Jesus told his disciples that no one knows the day or the hour of his return. That means it could be today or it could be hundreds of years away. Your life may be demanded of you this very day, or Jesus may return tomorrow. We don’t know how much more time we have in this life. Since we don’t know when our lives are going to end, we should live each day as though today is the day we will see Christ face to face.
So, we should take Paul’s advice and live confidently today. Don’t put off until tomorrow what needs to be done today. Have you been compromising on the essentials of your faith? Commit to stand firm starting today. Have you been giving less than your best to God? Devote yourself fully to the work of the Lord and don’t look back.

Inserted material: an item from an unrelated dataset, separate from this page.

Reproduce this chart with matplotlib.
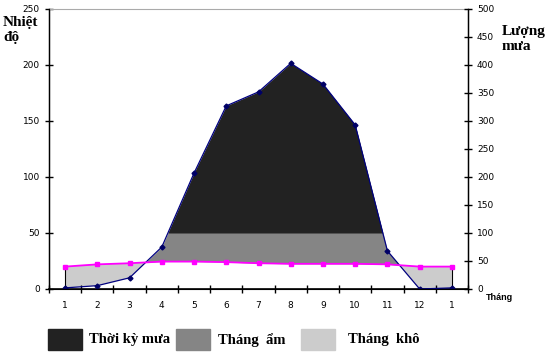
import numpy as np
import matplotlib.pyplot as plt
from matplotlib.patches import Rectangle

# data
months = ["1", "2", "3", "4", "5", "6", "7", "8", "9", "10", "11", "12", "1"]
temp = np.array([20, 22, 23, 24.5, 24.5, 24, 23, 22.5, 22.5, 22.5, 22, 20, 20])
rain = np.array([2, 6, 20, 75, 207, 327, 352, 403, 366, 293, 68, 0, 2])

dark = "#222222"
mid = "#858585"
light = "#cccccc"

x = np.arange(len(months))
rain_t = rain / 2  # P = 2T scale

fig = plt.figure(figsize=(5.5, 3.55), dpi=100)
ax = fig.add_axes([49 / 550, 1 - 289 / 355, (468 - 49) / 550, (289 - 9) / 355])

# humid part (rain above temperature), then rainy part above 100 mm on top
ax.fill_between(x, temp, rain_t, where=rain_t > temp, interpolate=True,
                color=mid, lw=0, zorder=1)
ax.fill_between(x, 50, rain_t, where=rain_t > 50, interpolate=True,
                color=dark, lw=0, zorder=2)
ax.fill_between(x, rain_t, temp, where=rain_t < temp, interpolate=True,
                color=light, lw=0, zorder=1)
ax.vlines([x[0], x[-1]], rain_t[[0, -1]], temp[[0, -1]], color="k", lw=0.8, zorder=3)

ax.plot(x, rain_t, color="#000080", lw=0.9, marker="D", ms=2.5,
        mfc="#000066", mec="#000066", zorder=4)
ax.plot(x, temp, color="#ff00ff", lw=1.3, marker="s", ms=3.5,
        mfc="#ff00ff", mec="#ff00ff", zorder=5)

ax.set_xlim(-0.5, len(months) - 0.5)
ax.set_ylim(0, 250)
ax.set_yticks(np.arange(0, 251, 50))
ax.set_xticks(np.arange(-0.5, len(months), 1))
ax.set_xticklabels([])
ax.set_xticks(x, minor=True)
ax.set_xticklabels(months, minor=True)
ax.tick_params(axis="x", which="major", direction="inout", length=6, width=1)
ax.tick_params(axis="x", which="minor", length=0, pad=9, labelsize=6.5)
ax.tick_params(axis="y", direction="inout", length=6, width=1, labelsize=6.5)
ax.spines["top"].set_color("#aaaaaa")
ax.spines["left"].set_linewidth(1)
ax.spines["bottom"].set_linewidth(1.2)

ax2 = ax.twinx()
ax2.set_ylim(0, 500)
ax2.set_yticks(np.arange(0, 501, 50))
ax2.tick_params(axis="y", direction="inout", length=6, width=1, labelsize=6.5)
ax2.spines["top"].set_visible(False)
ax2.spines["right"].set_linewidth(1)

serif = "Liberation Serif"
fig.text(3 / 550, 1 - 16 / 355, "Nhiệt\nđộ", family=serif, weight="bold",
         fontsize=11, va="top", linespacing=1.2)
fig.text(502 / 550, 1 - 25 / 355, "Lượng\nmưa", family=serif, weight="bold",
         fontsize=11, va="top", linespacing=1.2)
fig.text(486 / 550, 1 - 297 / 355, "Tháng", family="Liberation Sans",
         weight="bold", fontsize=6.5, va="center")

legend = [(dark, "Thời kỳ mưa", 48, 89),
          (mid, "Tháng  ẩm", 176, 218),
          (light, "Tháng  khô", 301, 348)]
for col, lab, px, tx in legend:
    fig.patches.append(Rectangle((px / 550, 1 - 350 / 355), 34 / 550, 21 / 355,
                                 transform=fig.transFigure, color=col))
    fig.text(tx / 550, 1 - 340 / 355, lab, family=serif, weight="bold",
             fontsize=10.5, va="center")

fig.savefig("out.png", dpi=100)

Paul says that we can follow these commands because we know that our labor isn’t in vain. If this world was all there is, then it would seem pointless to try to serve God. But we know this world is not all there is, so we should live our lives in the light of eternity. We know that one day we will stand before the Lord and be judged for the way we lived on this earth—so we need to live like that is the case.
Much of what we do in this life is meaningless in the light of eternity. Much of the effort that we exert is just like a dog chasing its tail. The accomplishments of this world are all going to pass away. The work that we do for the Lord will last forever. The people that we serve and the lives that are changed are changed for all of eternity.
Paul tells us that when we live our lives with our eyes fixed on what lies ahead we will live differently. Our labor isn’t in vain, because if we have given everything to the work of the Lord, He will be pleased with our efforts. He can do great things through people who are fully devoted to him. We will be judged according to the effort we’ve put in to following the orders of our Heavenly Coach. I know that my greatest desire is to arrive in Heaven, see Jesus, and hear the words, “Well done.” Let’s live our lives with that as our goal—it will literally change your life, both in this world and the next.